Texas Pacific is cash rich and have shown they can write a big cheque in a hurry
Source close to talks
Taylor Wimpey is in danger of breaching its banking covenants when its landbank is written down at the beginning of 2009. It is understood that the relaxation of covenants is dependent on the raising of fresh equity.
Names recently linked to the company include US private investment firm Texas Pacific, and the source did not rule out a swoop. “It is cash rich and has shown it can be nimble and write a big cheque in a hurry.”
Meanwhile, the confidential weekly HBF statistics, which collate sales data from housebuilders across the UK, show that there were more cancellations than reservations over the latest seven-day period.
The number of net reservations per site per week was –0.01, having fallen from 0.16 and 0.19 in the previous two weeks.
The HBF declined to comment on the statistics.
The week also saw gloomy trading updates from four large housebuilders and the total number of job losses in the sector swell to 6,000 this year.
• Persimmon announced it would make 2,000 redundancies following a fall of 31% in reservations to 5,501 in the first six months of the year.
The housebuilder said forward sales had fallen 30% to £650m for the six months to 30 June.
I’m just hanging on in there just now. Nobody’s found me to fire me yet.
Senior source, Taylor Wimpey
• Bovis is cutting 400 jobs from its 930 staff after it revealed a 35% fall in sales to 1,482 homes in the six months to 30 June. Bovis said the cuts and reorganisation would cost £2m but reduce costs by 20%.
• Redrow is consulting its 1,372 workers about 550 redundancies.
Reservations at the company fell 55% in the six months to 30 June 2008, while cancellations increased to 30% compared with 18% for the same period a year earlier.
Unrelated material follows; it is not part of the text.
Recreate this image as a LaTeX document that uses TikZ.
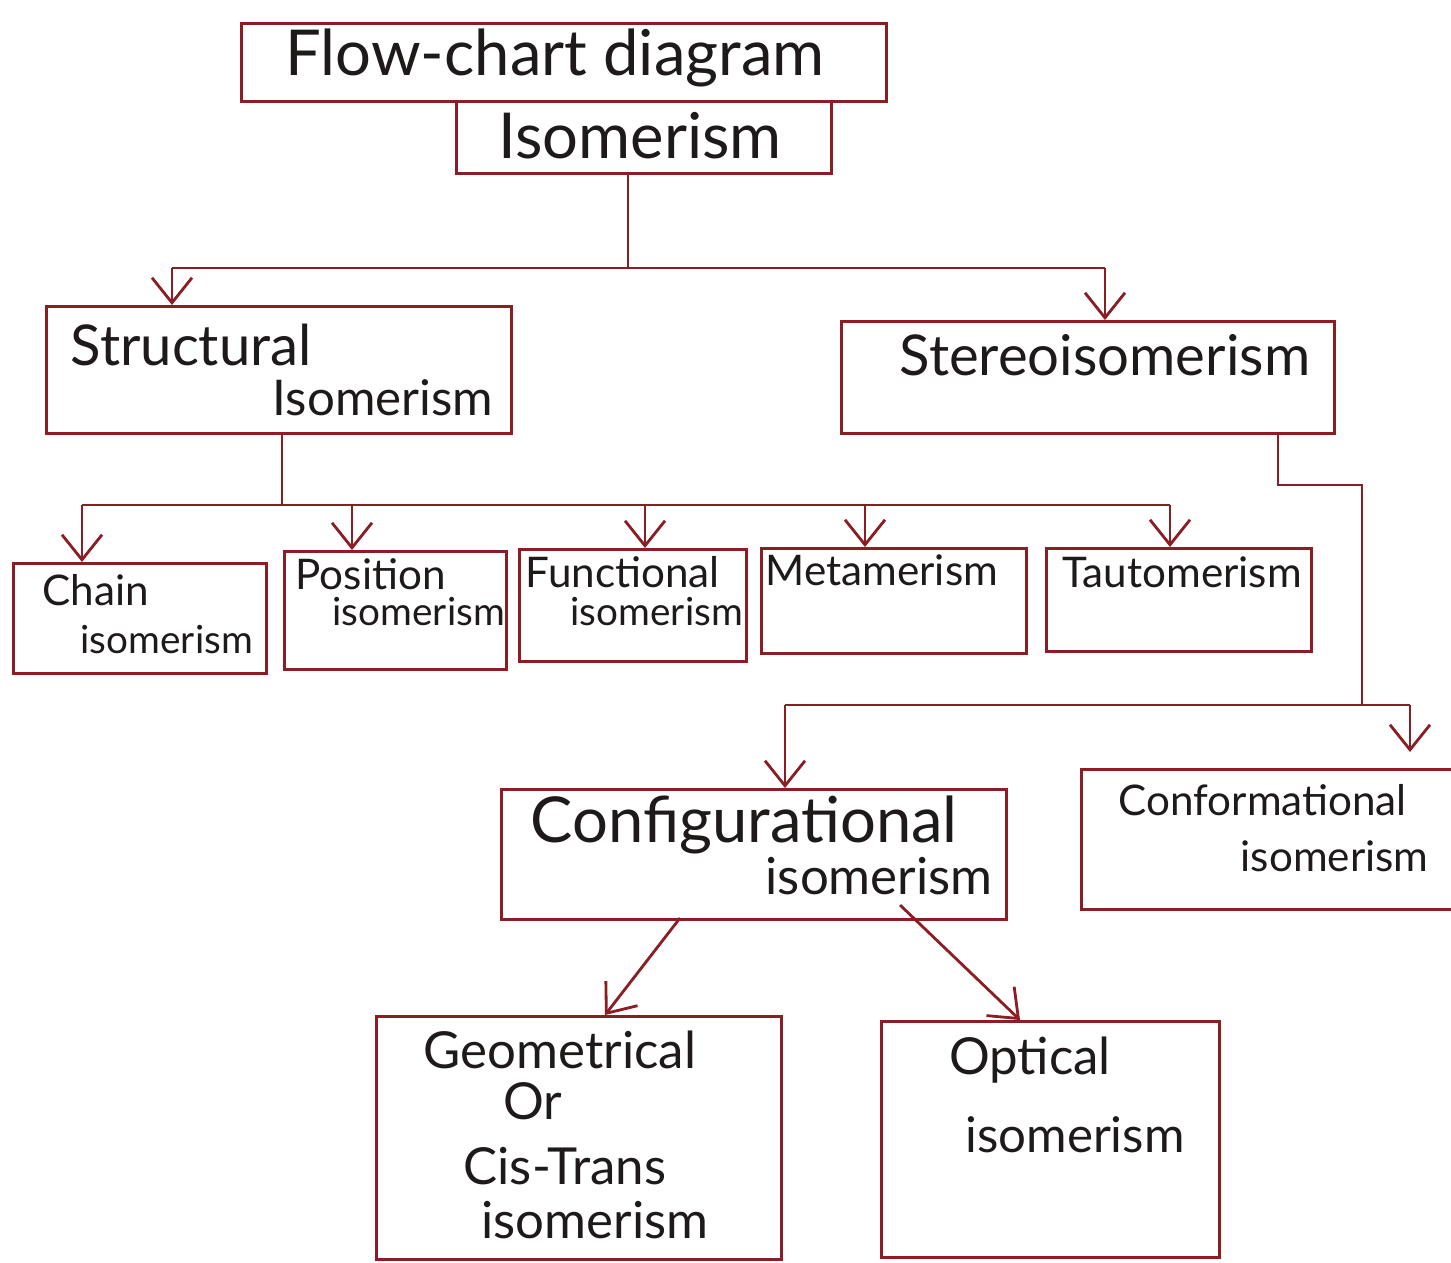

Sales for the full financial year fell 18% to 3,925.
Amid the mass redundancies, it has emerged that some recruiters have taken advantage of the glut of candidates on the market. According to a senior source at a large housebuilder and a recruitment consultant, separate recruiters have charged upwards of £2,000 to register with their agency.
Meanwhile, one office worker at a Kier Residential office in Lincoln said redundancies may be higher than officially claimed. She said: “Pretty much everybody across the five companies in Kier is going – hundreds of people. We’re all going or being sent on gardening leave.”
Kier has publicly said it is making 300 redundancies.
A senior source at Taylor Wimpey said: “I’m just hanging on in there just now. Nobody’s found me to fire me yet, but all we’ve got right now really is gallows humour. If I could shift a house for £20 just now I would be tempted – you could just about buy the whole company for that anyway.”
• Northern flats developer City Lofts has been taken into administration, becoming the most high-profile developer to fall victim to the credit crunch.